Avec le vote de confiance au Parlement obtenu mercredi et en équilibre jusqu’au dernier moment, le gouvernement d’Enrico Letta (Parti Démocrate) a réussi à éviter la crise de gouvernement menacée par le Peuple de la Liberté (PDL) de Silvio Berlusconi.
Les événements précédents
Depuis que le 1er Août, Berlusconi a été condamné à quatre ans de prison et à l’interdiction d’occuper une charge publique pour évasion fiscale, la politique italienne est emmêlée dans un circuit de menaces qui exercent un « chantage » sur l’exécutif. A propos de Berlusconi et de ses exigences.
Berlusconi réclamait la suppression de l’impôt sur la première maison, l’IMU (Impôt Municipal Unique), conçu par son propre gouvernement en 2011 mais promulgué par Mario Monti en 2012. Clamant que la maison est un bien sacré auquel on ne peut pas toucher, Berlusconi a obtenu du gouvernement d’Enrico Letta la suppression de cet impôt. Mais on ne sait pas encore comment ce trou de près de 4 milliards d’euros sera comblé…
Suite à sa condamnation, un processus d’exclusion a alors débuté au Sénat. Devant le Parti Démocrate qui s’était avéré inflexible, Berlusconi avait indiqué qu’il demanderait la grâce du Président de la République, Giorgio Napolitano. Il a même affirmé qu’il irait jusqu’à saisir la Cour européenne des droits de l’homme, car il se dit persécuté par les juges.
Samedi dernier, un tournant s’est produit, lorsque le Cavaliere a réclamé aux ministres PDL du gouvernement de démissionner, arguant une éventuelle hausse de l’IVA, la TVA italienne, décidée par le gouvernement Letta. Ce « geste fou », fragilisant ainsi le gouvernement, a obligé le Président du Conseil à se soumettre au vote de confiance des parlementaires.
Crise gouvernementale ou crise de Berlusconi ?

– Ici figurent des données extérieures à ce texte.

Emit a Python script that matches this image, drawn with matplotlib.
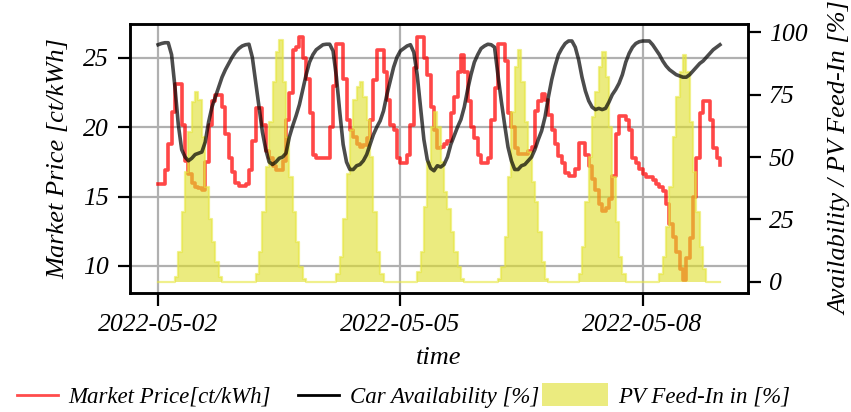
import matplotlib

matplotlib.use("Agg")

import matplotlib.dates as mdates
import matplotlib.pyplot as plt
import numpy as np
import pandas as pd
from matplotlib.legend_handler import HandlerPatch
from matplotlib.lines import Line2D
from matplotlib.patches import Patch, Rectangle

plt.rcParams["font.family"] = "serif"
plt.rcParams["font.serif"] = ["Liberation Serif", "DejaVu Serif"]
plt.rcParams["font.style"] = "italic"

# hourly series for one week, 2022-05-02 00:00 .. 2022-05-08 23:00
start = "2022-05-02"
hours = 168

market_price = [
    15.9, 15.9, 16.9, 18.8, 21.1, 23.1, 23.1, 20.2, 17.6, 16.6, 16.0, 15.7,
    15.6, 15.5, 17.5, 20.2, 21.9, 22.3, 22.3, 21.5, 19.5, 17.8, 16.8, 16.0,
    15.8, 15.8, 15.9, 16.9, 19.0, 21.4, 21.4, 20.2, 18.3, 17.8, 17.2, 16.9,
    16.9, 17.6, 20.5, 22.5, 25.6, 25.8, 26.5, 25.0, 23.5, 21.0, 18.0, 17.8,
    17.8, 17.8, 17.8, 20.0, 23.0, 26.0, 26.0, 23.5, 20.5, 19.8, 19.3, 18.8,
    18.6, 18.7, 19.2, 20.5, 23.4, 25.6, 25.6, 24.0, 22.0, 20.2, 19.8, 17.8,
    17.4, 17.4, 18.0, 20.2, 24.3, 26.5, 26.5, 25.0, 23.8, 21.5, 19.8, 18.5,
    18.6, 18.8, 19.0, 21.0, 22.2, 24.0, 25.2, 24.0, 21.9, 20.0, 19.2, 18.0,
    17.4, 17.4, 17.8, 20.5, 22.8, 26.0, 26.0, 24.8, 21.0, 20.0, 18.5, 18.1,
    18.1, 18.1, 18.3, 18.6, 21.2, 21.9, 22.4, 22.0, 20.9, 19.8, 18.8, 17.9,
    17.4, 16.7, 16.5, 16.5, 17.0, 18.9, 18.9, 18.0, 17.2, 16.3, 15.5, 14.5,
    14.0, 14.2, 14.8, 16.5, 19.5, 20.8, 20.8, 20.5, 19.8, 17.8, 17.4, 17.0,
    16.6, 16.4, 16.4, 16.2, 15.9, 15.7, 15.4, 14.5, 13.0, 12.1, 11.0, 9.8,
    9.0, 10.6, 12.0, 15.0, 17.8, 21.0, 21.9, 21.9, 20.5, 18.5, 17.8, 17.3,
]

car_availability = [
    95.0, 95.5, 95.8, 95.8, 91.0, 78.0, 63.0, 53.0, 50.0, 48.5, 49.5, 51.0,
    51.5, 52.0, 56.0, 64.0, 70.0, 74.0, 78.0, 82.0, 85.0, 87.5, 90.0, 92.0,
    93.5, 94.5, 95.0, 95.2, 90.0, 80.0, 70.0, 60.0, 53.0, 48.0, 47.0, 48.0,
    49.5, 50.0, 51.5, 58.0, 62.5, 66.5, 71.0, 77.0, 83.0, 88.0, 91.0, 93.0,
    94.0, 95.0, 95.2, 95.2, 92.5, 82.0, 68.0, 55.0, 48.0, 45.0, 45.0, 46.5,
    47.0, 48.5, 51.0, 55.0, 59.0, 62.0, 64.5, 68.5, 75.0, 80.5, 86.0, 90.0,
    92.5, 93.5, 94.5, 95.0, 92.0, 83.0, 70.0, 57.0, 49.0, 45.5, 44.5, 46.5,
    46.0, 47.0, 50.0, 55.0, 58.5, 62.0, 65.0, 70.0, 77.0, 83.0, 88.0, 91.0,
    93.5, 94.5, 95.2, 95.0, 94.0, 83.0, 72.5, 63.0, 54.0, 48.5, 45.0, 45.0,
    46.5, 47.0, 48.5, 50.0, 53.0, 57.0, 60.5, 66.0, 74.0, 81.0, 86.5, 91.0,
    93.5, 95.5, 96.5, 96.5, 94.0, 89.0, 82.0, 76.5, 72.5, 70.0, 69.0, 69.5,
    69.0, 69.5, 72.0, 75.0, 77.0, 79.5, 83.0, 88.0, 91.5, 94.0, 95.5, 96.2,
    96.5, 96.5, 96.5, 95.0, 93.0, 91.0, 88.5, 86.5, 85.0, 84.0, 83.0, 82.5,
    82.0, 82.0, 83.0, 84.5, 86.0, 87.5, 88.5, 90.0, 91.5, 93.0, 94.0, 95.0,
]

pv_feed_in = [
    0, 0, 0, 0, 0, 2, 12, 28, 44, 60, 72, 76, 73, 58, 38, 25, 16, 8, 2, 0, 0, 0, 0, 0,
    0, 0, 0, 0, 0, 3, 12, 28, 46, 64, 80, 92, 97, 80, 58, 42, 28, 16, 6, 1, 0, 0, 0, 0,
    0, 0, 0, 0, 0, 3, 10, 25, 43, 61, 73, 78, 80, 74, 65, 50, 28, 12, 3, 0, 0, 0, 0, 0,
    0, 0, 0, 0, 0, 4, 12, 30, 48, 62, 68, 62, 48, 36, 29, 20, 12, 6, 1, 0, 0, 0, 0, 0,
    0, 0, 0, 0, 0, 1, 6, 18, 42, 68, 86, 93, 80, 64, 52, 40, 32, 20, 8, 1, 0, 0, 0, 0,
    0, 0, 0, 0, 0, 3, 14, 32, 50, 66, 76, 86, 92, 82, 62, 42, 24, 10, 3, 0, 0, 0, 0, 0,
    0, 0, 0, 0, 0, 3, 10, 22, 38, 58, 74, 84, 91, 84, 64, 44, 28, 14, 5, 0, 0, 0, 0, 0,
]

tick_dates = ["2022-05-02", "2022-05-05", "2022-05-08"]

time = pd.date_range(start, periods=hours, freq="h")
price = np.array(market_price)
avail = np.array(car_availability)
pv = np.array(pv_feed_in, dtype=float)

RED = "red"
PV_COLOR = "#dede2a"
FS = 18.5


class WidePatchHandler(HandlerPatch):
    # fill swatch stretched to the left, ending where the line handles end
    def create_artists(self, legend, orig_handle, xdescent, ydescent,
                       width, height, fontsize, trans):
        rect = Rectangle((-xdescent - 0.6 * width, -ydescent - 0.2 * height),
                         width * 1.6, height * 1.4,
                         facecolor=orig_handle.get_facecolor(),
                         edgecolor="none", transform=trans)
        return [rect]


fig = plt.figure(figsize=(8.51, 4.12), dpi=100)
ax = fig.add_axes([0.1528, 0.2888, 0.7262, 0.6529])
ax2 = ax.twinx()

ax.step(time, price, where="post", color=RED, alpha=0.72, lw=2.6)
ax2.fill_between(time, pv, step="post", color=PV_COLOR, alpha=0.6, lw=0)
ax2.step(time, pv, where="post", color="#e6e640", alpha=0.6, lw=1.6)
ax2.plot(time, avail, color="black", alpha=0.7, lw=2.6)

ax.set_ylim(8.05, 27.45)
ax2.set_ylim(-4.5, 103.3)
ax.set_yticks([10, 15, 20, 25])
ax2.set_yticks([0, 25, 50, 75, 100])
ax.set_xticks(pd.to_datetime(tick_dates))
ax.xaxis.set_major_formatter(mdates.DateFormatter("%Y-%m-%d"))

ax.grid(True, color="#b0b0b0", lw=1.6)
ax.set_axisbelow(True)

for a in (ax, ax2):
    a.tick_params(labelsize=FS, length=9, width=1.6, pad=6)
    for s in a.spines.values():
        s.set_linewidth(1.8)

ax.set_ylabel("Market Price [ct/kWh]", fontsize=FS + 0.5, labelpad=10)
ax2.set_ylabel("Availability / PV Feed-In [%]", fontsize=FS + 0.5, labelpad=16)
ax.set_xlabel("time", fontsize=FS + 0.5, labelpad=8)

handles = [
    Line2D([], [], color=RED, alpha=0.7, lw=2),
    Line2D([], [], color="black", lw=2),
    Patch(facecolor=PV_COLOR, alpha=0.6),
]
labels = ["Market Price[ct/kWh]", "Car Availability [%]", "PV Feed-In in [%]"]
fig.legend(handles, labels, loc="center", bbox_to_anchor=(0.474, 0.036),
           ncol=3, frameon=False, fontsize=16.5, handlelength=1.8,
           handletextpad=0.45, columnspacing=1.2,
           handler_map={Patch: WidePatchHandler()})

fig.savefig("out.png", dpi=100)
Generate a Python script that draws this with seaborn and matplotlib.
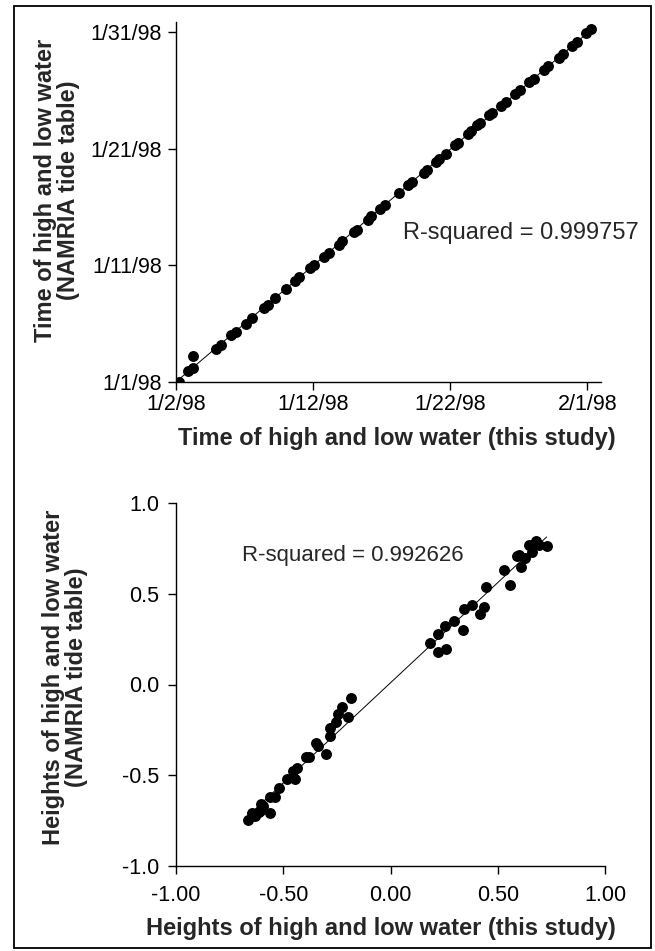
import matplotlib
matplotlib.use("Agg")
import matplotlib.pyplot as plt
import seaborn as sns
import numpy as np
import pandas as pd
from matplotlib.patches import Rectangle

# ---- data (days of January 1998; day 32 = Feb 1) ----
time_study = [2.21, 2.88, 3.22, 3.22, 4.92, 5.25, 6.04, 6.35, 7.08, 7.56,
              8.41, 8.69, 9.23, 9.99, 10.69, 10.97, 11.79, 12.09, 12.79, 13.16,
              13.91, 14.13, 15.01, 15.22, 15.98, 16.22, 16.86, 17.26, 18.26, 18.93,
              19.23, 20.09, 20.30, 20.94, 21.21, 21.67, 22.33, 22.55, 23.31, 23.55,
              23.95, 24.19, 24.86, 25.07, 25.74, 26.04, 26.74, 27.08, 27.77, 28.08,
              28.84, 29.14, 29.90, 30.21, 30.90, 31.27, 31.91, 32.24]
time_namria = [1.00, 1.92, 2.21, 3.24, 3.87, 4.16, 5.02, 5.31, 6.00, 6.46,
               7.38, 7.61, 8.24, 8.99, 9.68, 10.02, 10.77, 11.06, 11.69, 12.03,
               12.78, 13.07, 13.84, 14.05, 14.91, 15.20, 15.83, 16.14, 17.21, 17.87,
               18.16, 18.93, 19.16, 19.85, 20.14, 20.54, 21.29, 21.52, 22.29, 22.52,
               23.07, 23.24, 23.87, 24.10, 24.68, 25.02, 25.71, 26.00, 26.75, 26.98,
               27.72, 28.07, 28.82, 29.10, 29.85, 30.14, 30.94, 31.23]

height_study = [-0.664, -0.644, -0.632, -0.625, -0.612, -0.605, -0.602, -0.595, -0.563, -0.560,
                -0.540, -0.520, -0.482, -0.446, -0.454, -0.436, -0.392, -0.380, -0.345, -0.338,
                -0.302, -0.283, -0.280, -0.252, -0.247, -0.228, -0.200, -0.182,
                0.184, 0.223, 0.254, 0.223, 0.259, 0.296, 0.340, 0.344, 0.379, 0.417,
                0.436, 0.446, 0.527, 0.557, 0.590, 0.600, 0.608, 0.627, 0.644, 0.660,
                0.678, 0.690, 0.728]
height_namria = [-0.748, -0.706, -0.722, -0.715, -0.700, -0.690, -0.660, -0.672, -0.706, -0.620,
                 -0.620, -0.569, -0.519, -0.523, -0.477, -0.459, -0.400, -0.398, -0.321, -0.340,
                 -0.381, -0.284, -0.238, -0.207, -0.165, -0.123, -0.180, -0.077,
                 0.229, 0.279, 0.321, 0.178, 0.196, 0.348, 0.299, 0.418, 0.436, 0.391,
                 0.425, 0.535, 0.633, 0.549, 0.710, 0.712, 0.648, 0.697, 0.770, 0.728,
                 0.792, 0.767, 0.765]

time_xticks = [2, 12, 22, 32]
time_xticklabels = ["1/2/98", "1/12/98", "1/22/98", "2/1/98"]
time_yticks = [1, 11, 21, 31]
time_yticklabels = ["1/1/98", "1/11/98", "1/21/98", "1/31/98"]
height_xticks = [-1.0, -0.5, 0.0, 0.5, 1.0]
height_xticklabels = ["-1.00", "-0.50", "0.00", "0.50", "1.00"]
height_yticks = [-1.0, -0.5, 0.0, 0.5, 1.0]
height_yticklabels = ["-1.0", "-0.5", "0.0", "0.5", "1.0"]

r2_time = "R-squared = 0.999757"
r2_height = "R-squared = 0.992626"

sns.set_style("ticks")
plt.rcParams['font.family'] = ['Liberation Sans', 'DejaVu Sans']
plt.rcParams['axes.linewidth'] = 1.0
plt.rcParams['xtick.color'] = 'black'
plt.rcParams['ytick.color'] = 'black'

fig = plt.figure(figsize=(6.55, 9.51), dpi=100)
W, H = 655, 951

def axes_px(l, t, r, b):
    return fig.add_axes([l / W, 1 - b / H, (r - l) / W, (b - t) / H])

ax1 = axes_px(176, 22, 601, 382)
ax2 = axes_px(176, 503, 605, 866)

df_t = pd.DataFrame({"x": time_study, "y": time_namria})
df_h = pd.DataFrame({"x": height_study, "y": height_namria})

scat = dict(s=62, color="black", linewidths=0, alpha=1)
line = dict(color="black", lw=0.7)

sns.regplot(data=df_t, x="x", y="y", ax=ax1, ci=None, scatter_kws=scat, line_kws=line)
sns.regplot(data=df_h, x="x", y="y", ax=ax2, ci=None, scatter_kws=scat, line_kws=line)

for ax in (ax1, ax2):
    sns.despine(ax=ax)
    ax.spines['left'].set_color('black')
    ax.spines['bottom'].set_color('black')
    ax.tick_params(axis='both', direction='out', length=6, width=1, labelsize=15.5, colors='black')

ax1.set_xlim(2, 33)
ax1.set_ylim(1, 31.87)
ax1.set_xticks(time_xticks)
ax1.set_xticklabels(time_xticklabels)
ax1.set_yticks(time_yticks)
ax1.set_yticklabels(time_yticklabels)
ax1.tick_params(axis='x', pad=3)
ax1.tick_params(axis='y', pad=4)

ax2.set_xlim(-1, 1)
ax2.set_ylim(-1, 1)
ax2.set_xticks(height_xticks)
ax2.set_xticklabels(height_xticklabels)
ax2.set_yticks(height_yticks)
ax2.set_yticklabels(height_yticklabels)
ax2.tick_params(axis='x', pad=8)
ax2.tick_params(axis='y', pad=6)

lab = dict(fontsize=17, fontweight='bold')
ax1.set_xlabel("Time of high and low water (this study)", **lab)
ax1.set_ylabel("Time of high and low water\n(NAMRIA tide table)", linespacing=1.0, **lab)
ax1.xaxis.set_label_coords(0.519, -0.124)
ax1.yaxis.set_label_coords(-0.226, 0.533)

ax2.set_xlabel("Heights of high and low water (this study)", **lab)
ax2.set_ylabel("Heights of high and low water\n(NAMRIA tide table)", linespacing=1.0, **lab)
ax2.xaxis.set_label_coords(0.478, -0.140)
ax2.yaxis.set_label_coords(-0.205, 0.521)

ax1.text(18.55, 13.8, r2_time, fontsize=17, ha='left', va='center')
ax2.text(-0.694, 0.71, r2_height, fontsize=16, ha='left', va='center')

fig.patches.append(Rectangle((14 / W, 1 - 948 / H), (651 - 14) / W, (948 - 6) / H,
                             transform=fig.transFigure, fill=False,
                             edgecolor='black', linewidth=1.3))

fig.savefig("out.png", dpi=100, facecolor='white')
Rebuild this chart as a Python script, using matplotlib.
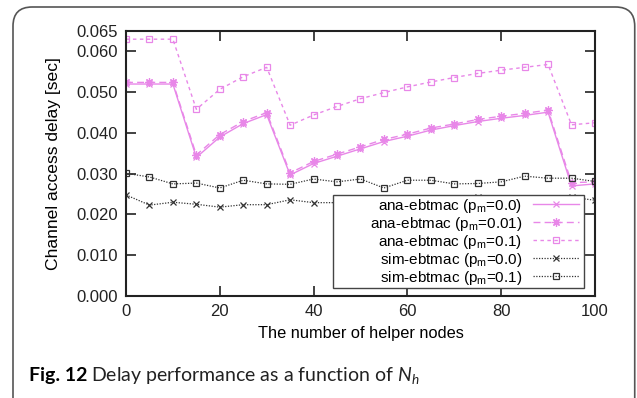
import matplotlib
matplotlib.use('Agg')
import matplotlib.pyplot as plt
from matplotlib.patches import FancyBboxPatch, Rectangle

plt.rcParams['font.family'] = ['Liberation Sans', 'DejaVu Sans']
plt.rcParams['mathtext.fontset'] = 'custom'
plt.rcParams['mathtext.it'] = 'Lato:italic'
plt.rcParams['mathtext.rm'] = 'Lato'

# 数据
helpers = [0, 5, 10, 15, 20, 25, 30, 35, 40, 45, 50, 55, 60, 65, 70, 75, 80, 85, 90, 95, 100]
ana_p00 = [0.0520, 0.0520, 0.0520, 0.0340, 0.0390, 0.0423, 0.0445, 0.0297, 0.0325, 0.0343, 0.0361,
           0.0379, 0.0392, 0.0407, 0.0418, 0.0428, 0.0436, 0.0443, 0.0451, 0.0270, 0.0275]
ana_p001 = [0.0524, 0.0524, 0.0524, 0.0346, 0.0396, 0.0428, 0.0450, 0.0302, 0.0330, 0.0348, 0.0366,
            0.0384, 0.0397, 0.0412, 0.0422, 0.0433, 0.0441, 0.0448, 0.0456, 0.0278, 0.0280]
ana_p01 = [0.0630, 0.0630, 0.0630, 0.0458, 0.0507, 0.0538, 0.0561, 0.0419, 0.0444, 0.0465, 0.0484,
           0.0499, 0.0513, 0.0525, 0.0536, 0.0546, 0.0554, 0.0561, 0.0568, 0.0420, 0.0425]
sim_p00 = [0.0248, 0.0223, 0.0230, 0.0225, 0.0218, 0.0224, 0.0224, 0.0236, 0.0229, 0.0229, 0.0233,
           0.0221, 0.0228, 0.0235, 0.0229, 0.0242, 0.0230, 0.0224, 0.0235, 0.0242, 0.0235]
sim_p01 = [0.0301, 0.0292, 0.0275, 0.0277, 0.0265, 0.0284, 0.0275, 0.0274, 0.0287, 0.0280, 0.0287,
           0.0265, 0.0284, 0.0284, 0.0275, 0.0276, 0.0280, 0.0294, 0.0289, 0.0289, 0.0281]

pink = '#e887e8'
grey = '#333333'

fig = plt.figure(figsize=(6.37, 3.98), dpi=100)
ax = fig.add_axes([0.1978, 0.2563, 0.7362, 0.6657])

ax.plot(helpers, ana_p00, color=pink, lw=1.0, ls='-', marker='x', ms=5, mew=0.9,
        label=r'ana-ebtmac ($\mathregular{p_m}$=0.0)')
ax.plot(helpers, ana_p001, color=pink, lw=1.0, ls=(0, (5, 3)), marker=(8, 2, 0), ms=6, mew=0.9,
        label=r'ana-ebtmac ($\mathregular{p_m}$=0.01)')
ax.plot(helpers, ana_p01, color=pink, lw=1.0, ls=(0, (2.5, 2.5)), marker='s', ms=5, mew=0.9,
        mfc='none', label=r'ana-ebtmac ($\mathregular{p_m}$=0.1)')
ax.plot(helpers, sim_p00, color=grey, lw=0.9, ls=(0, (1, 1.2)), marker='x', ms=4.5, mew=0.9,
        label=r'sim-ebtmac ($\mathregular{p_m}$=0.0)')
ax.plot(helpers, sim_p01, color=grey, lw=0.9, ls=(0, (1, 1.2)), marker='s', ms=5, mew=0.9,
        mfc='none', label=r'sim-ebtmac ($\mathregular{p_m}$=0.1)')

ax.set_xlim(0, 100)
ax.set_ylim(0, 0.065)
ax.set_xticks([0, 20, 40, 60, 80, 100])
ax.set_yticks([0.0, 0.01, 0.02, 0.03, 0.04, 0.05, 0.06, 0.065])
ax.set_yticklabels(['0.000', '0.010', '0.020', '0.030', '0.040', '0.050', '0.060', '0.065'])
ax.tick_params(direction='in', length=7, width=1.2, labelsize=12, top=True, right=True,
               colors='#222222', pad=6)
for s in ax.spines.values():
    s.set_linewidth(1.5)
    s.set_color('#222222')

ax.set_xlabel('The number of helper nodes', fontsize=11.8, labelpad=5)
ax.set_ylabel('Channel access delay [sec]', fontsize=12.6, labelpad=11)

# 图例（gnuplot 风格：文字右对齐，线样在右边），框单独画
leg = ax.legend(loc='lower right', bbox_to_anchor=(0.965, 0.035), borderaxespad=0,
                markerfirst=False, frameon=False, fontsize=11, handlelength=3.0,
                labelspacing=0.0, borderpad=0.0, handletextpad=0.7)
leg.set_zorder(5)

fig.canvas.draw()
lb = leg.get_window_extent().transformed(ax.transAxes.inverted())
box = Rectangle((0.4414, lb.y0 - 0.006), 0.9765 - 0.4414, lb.height + 0.012,
                transform=ax.transAxes, facecolor='white', edgecolor='#444444', lw=1.0,
                zorder=4.9)
ax.add_patch(box)

# 外框和图注
border = FancyBboxPatch((13 / 637, -0.2), 623 / 637 - 0.002, 1.2 - 7 / 398,
                        boxstyle='round,pad=0,rounding_size=0.03', transform=fig.transFigure,
                        fill=False, edgecolor='#555555', lw=1.2, clip_on=False,
                        mutation_aspect=637 / 398)
fig.patches.append(border)

t1 = fig.text(29 / 637, 1 - 375 / 398, 'Fig. 12', fontsize=14, fontweight='bold',
              family='Lato', va='center')
fig.canvas.draw()
bb = t1.get_window_extent()
fig.text((bb.x1 + 4) / 637, 1 - 375 / 398, r'Delay performance as a function of $N_h$',
         fontsize=14, family='Lato', va='center', color='#222222')

plt.savefig('out.png', dpi=100)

Certains de ses ministres, en fait, ont refusé de démissionner évoquant le sens de « responsabilité nationale », ouvrant une scission au sein du PDL. Lorsque mercredi au Sénat, Berlusconi a noté que le nombre de « dissidents » avait grandi, avec une soudaine volte-face, il a finalement voté la confiance au président Letta, déconcertant les siens, qui, encore quelques heures avant, répétaient à des journalistes que jamais ils ne continueraient à soutenir l’exécutif, « le gouvernement des impôts ».
Nombreux sont les commentateurs à parler de la fin politique de Berlusconi. En fait le spectacle a eu lieu au Parlement, le chef ressuscité de « Forza Italia » (Berlusconi a récemment relancé son parti sous ce nom, crée en 1994 et dissous en 2009 au sein du « Peuple de la Liberté ») a joué encore une fois la partie de « Sauveur de la République », qui, pour le bien du pays, accepte le compromis pour gouverner avec le Parti Démocrate.
D’autre part, Enrico Letta a obtenu la confiance, mais sans doute aurait-il préféré l’obtenir sans les voix de Berlusconi, afin de se débarrasser de ses chantages et ses menaces. Bien sûr, Berlusconi est affaibli parce que certains de ses députés sont sortis de Forza Italia pour fonder un groupe indépendant, mais sa capacité à renaître de ses cendres n’a pas d’égal en Italie, car il peut compter sur un électorat fidèle.
Pourquoi Berlusconi n’est pas fini
De nombreux Italiens le trouvent en réalité rassurant. Contrairement aux dirigeants du Parti Démocrate, il a du charisme et il joue le rôle de l’entrepreneur qui est arrivé seul et avec ses sociétés et a donné du travail à des milliers de personnes. Il plaît également parce que pour beaucoup d’Italiens, le « jardin privé » a plus de valeur que la question publique, et parce que beaucoup partagent ses attaques contre le pouvoir judiciaire « politisé ».
Il faut dire également que depuis 20 ans, la gauche n’a pas été en mesure de montrer une véritable opposition ou de proposer un programme politique convaincant. Il plaît enfin, parce qu’il parle d’une manière claire et simple. Ses invectives contre les communistes semblent sorties d’une époque post-rurale, où les gens avaient besoin de messages simples. Berlusconi ne dramatise pas la crise, promet des amnisties fiscales et des emplois qu’il ne parvient pas à créer par la suite, il a un faible pour les femmes, provoque des fous-rires avec ses blagues. Tout cela fait de lui un leader atypique comme il en existe nul autre dans la vie politique italienne.